------ DATA SHOWN ------

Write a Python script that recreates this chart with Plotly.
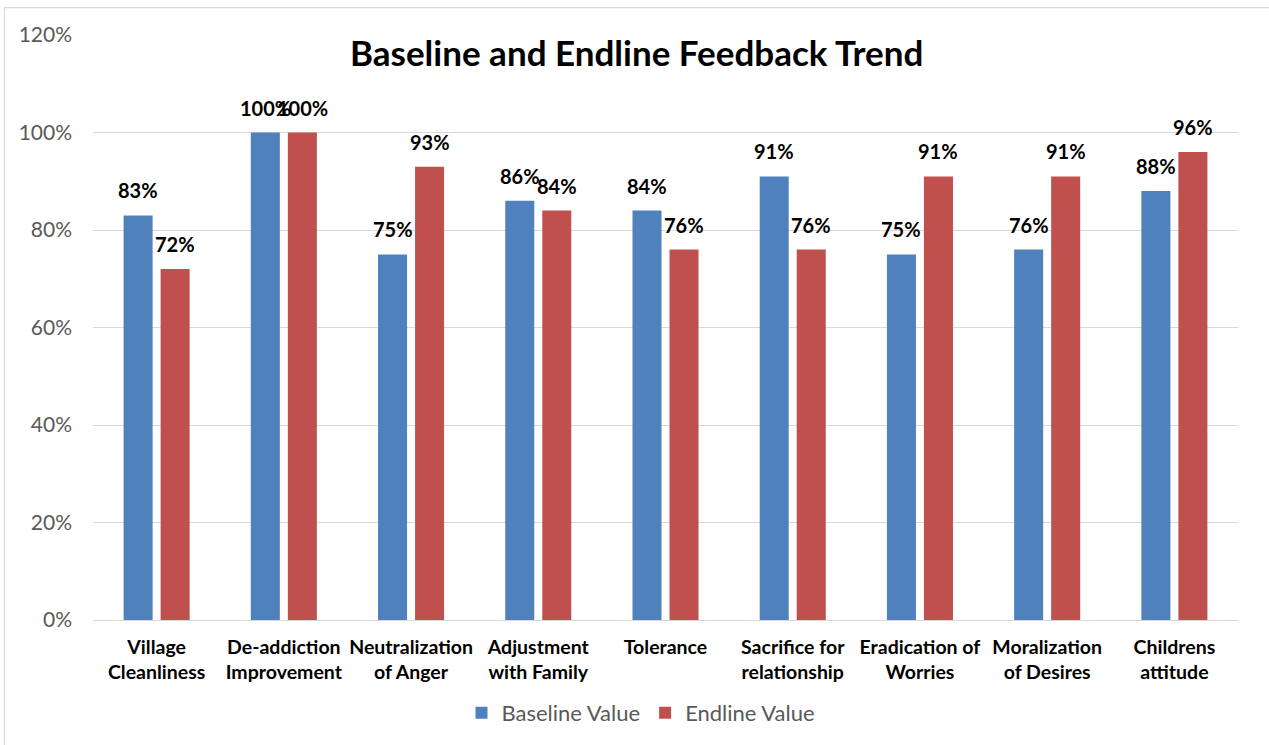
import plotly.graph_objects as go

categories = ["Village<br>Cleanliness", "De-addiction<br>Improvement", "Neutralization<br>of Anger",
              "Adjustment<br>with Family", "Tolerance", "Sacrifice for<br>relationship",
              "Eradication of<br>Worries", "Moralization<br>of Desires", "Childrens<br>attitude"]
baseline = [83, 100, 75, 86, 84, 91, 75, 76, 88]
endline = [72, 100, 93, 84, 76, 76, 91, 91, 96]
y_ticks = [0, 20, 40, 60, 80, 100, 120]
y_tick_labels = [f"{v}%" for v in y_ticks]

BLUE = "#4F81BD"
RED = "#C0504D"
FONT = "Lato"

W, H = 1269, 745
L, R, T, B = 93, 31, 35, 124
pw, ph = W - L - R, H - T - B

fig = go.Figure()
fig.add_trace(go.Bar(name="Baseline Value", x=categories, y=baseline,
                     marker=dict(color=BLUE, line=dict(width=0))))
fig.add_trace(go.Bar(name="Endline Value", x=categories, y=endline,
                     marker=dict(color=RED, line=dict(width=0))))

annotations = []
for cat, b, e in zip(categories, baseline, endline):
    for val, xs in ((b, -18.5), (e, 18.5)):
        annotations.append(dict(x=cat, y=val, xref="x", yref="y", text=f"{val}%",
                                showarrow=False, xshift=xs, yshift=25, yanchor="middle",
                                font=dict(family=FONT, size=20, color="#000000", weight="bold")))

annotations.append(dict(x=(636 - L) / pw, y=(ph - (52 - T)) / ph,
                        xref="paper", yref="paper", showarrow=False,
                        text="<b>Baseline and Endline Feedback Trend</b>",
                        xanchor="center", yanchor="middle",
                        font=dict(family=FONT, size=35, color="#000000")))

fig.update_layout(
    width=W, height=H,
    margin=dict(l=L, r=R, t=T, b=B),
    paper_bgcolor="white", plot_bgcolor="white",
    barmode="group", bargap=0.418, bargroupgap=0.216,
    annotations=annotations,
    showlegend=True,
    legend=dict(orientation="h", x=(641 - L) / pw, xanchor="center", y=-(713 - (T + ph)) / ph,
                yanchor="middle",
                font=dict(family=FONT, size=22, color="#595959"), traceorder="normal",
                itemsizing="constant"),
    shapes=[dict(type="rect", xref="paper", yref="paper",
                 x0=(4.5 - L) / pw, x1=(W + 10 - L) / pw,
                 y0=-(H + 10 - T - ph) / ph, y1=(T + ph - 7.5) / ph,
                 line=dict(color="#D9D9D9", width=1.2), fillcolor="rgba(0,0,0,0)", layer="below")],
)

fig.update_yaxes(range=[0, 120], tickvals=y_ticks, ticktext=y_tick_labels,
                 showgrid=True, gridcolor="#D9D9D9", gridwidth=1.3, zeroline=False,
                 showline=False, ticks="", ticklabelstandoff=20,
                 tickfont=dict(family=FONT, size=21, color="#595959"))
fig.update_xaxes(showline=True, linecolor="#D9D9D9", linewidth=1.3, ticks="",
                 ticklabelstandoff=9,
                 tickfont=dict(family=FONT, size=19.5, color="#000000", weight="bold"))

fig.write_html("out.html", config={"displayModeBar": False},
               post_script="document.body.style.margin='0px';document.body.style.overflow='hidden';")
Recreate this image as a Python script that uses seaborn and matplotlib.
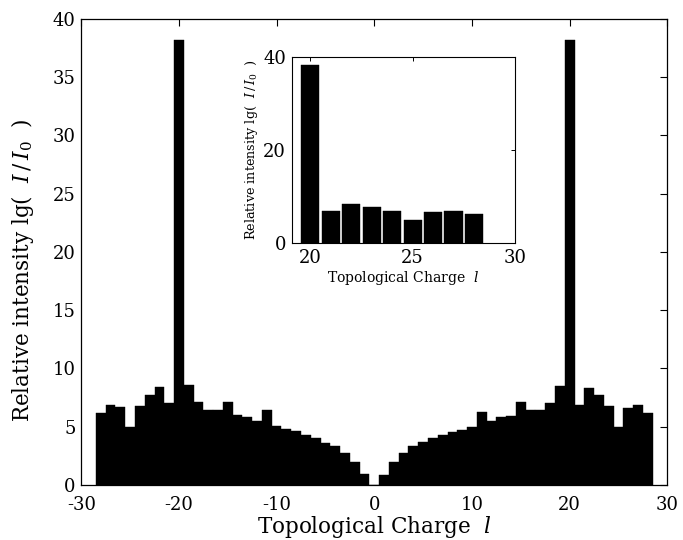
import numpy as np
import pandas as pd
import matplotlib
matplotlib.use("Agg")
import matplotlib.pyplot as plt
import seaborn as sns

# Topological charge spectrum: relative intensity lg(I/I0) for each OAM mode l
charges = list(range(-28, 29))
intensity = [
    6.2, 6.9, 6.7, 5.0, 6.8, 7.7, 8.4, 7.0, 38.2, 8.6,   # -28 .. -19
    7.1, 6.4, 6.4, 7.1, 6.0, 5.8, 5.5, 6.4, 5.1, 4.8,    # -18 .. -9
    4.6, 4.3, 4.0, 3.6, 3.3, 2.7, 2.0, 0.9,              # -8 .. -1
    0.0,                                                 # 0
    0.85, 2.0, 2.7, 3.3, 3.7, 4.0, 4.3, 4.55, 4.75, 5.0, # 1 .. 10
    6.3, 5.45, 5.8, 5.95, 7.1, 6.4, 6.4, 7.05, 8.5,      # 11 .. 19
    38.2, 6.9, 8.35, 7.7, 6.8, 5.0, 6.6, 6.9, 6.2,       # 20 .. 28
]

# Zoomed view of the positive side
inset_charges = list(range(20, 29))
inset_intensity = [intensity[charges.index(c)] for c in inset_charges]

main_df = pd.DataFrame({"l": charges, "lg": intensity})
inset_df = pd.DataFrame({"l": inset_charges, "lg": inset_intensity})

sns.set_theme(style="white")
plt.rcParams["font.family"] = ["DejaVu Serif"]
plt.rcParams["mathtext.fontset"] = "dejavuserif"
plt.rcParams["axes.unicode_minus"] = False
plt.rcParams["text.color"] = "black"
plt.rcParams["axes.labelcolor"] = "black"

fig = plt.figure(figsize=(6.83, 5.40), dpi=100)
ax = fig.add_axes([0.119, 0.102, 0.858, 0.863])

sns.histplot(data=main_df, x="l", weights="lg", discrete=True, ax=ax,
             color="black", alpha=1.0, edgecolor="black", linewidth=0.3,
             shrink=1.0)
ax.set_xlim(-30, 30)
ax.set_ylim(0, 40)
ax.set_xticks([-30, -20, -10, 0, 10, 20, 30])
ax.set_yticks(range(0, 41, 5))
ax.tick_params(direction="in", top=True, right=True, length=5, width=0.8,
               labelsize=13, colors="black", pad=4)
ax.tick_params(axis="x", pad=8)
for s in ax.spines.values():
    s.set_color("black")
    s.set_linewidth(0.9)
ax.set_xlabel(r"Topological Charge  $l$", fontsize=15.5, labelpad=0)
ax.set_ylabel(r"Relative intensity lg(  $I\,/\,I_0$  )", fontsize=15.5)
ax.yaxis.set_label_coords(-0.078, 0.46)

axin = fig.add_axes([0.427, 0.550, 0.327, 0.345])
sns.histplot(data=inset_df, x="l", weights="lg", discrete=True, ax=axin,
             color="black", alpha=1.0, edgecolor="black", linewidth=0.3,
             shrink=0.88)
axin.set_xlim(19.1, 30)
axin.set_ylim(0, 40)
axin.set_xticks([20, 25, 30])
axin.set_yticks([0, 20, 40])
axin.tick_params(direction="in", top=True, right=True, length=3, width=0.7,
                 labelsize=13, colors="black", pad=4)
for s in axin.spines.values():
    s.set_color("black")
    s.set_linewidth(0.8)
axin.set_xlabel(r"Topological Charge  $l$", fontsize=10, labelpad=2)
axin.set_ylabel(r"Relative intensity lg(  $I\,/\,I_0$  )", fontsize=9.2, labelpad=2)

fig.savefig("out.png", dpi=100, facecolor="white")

------

# WORK INSTRUCTIONS
Begin with the line that contains "Recreate this image" and end with the line that contains "import seaborn as sns"; write out both and all lines between exactly, but no pictures.

# SOLUTION
Recreate this image as a Python script that uses seaborn and matplotlib.
import numpy as np
import pandas as pd
import matplotlib
matplotlib.use("Agg")
import matplotlib.pyplot as plt
import seaborn as sns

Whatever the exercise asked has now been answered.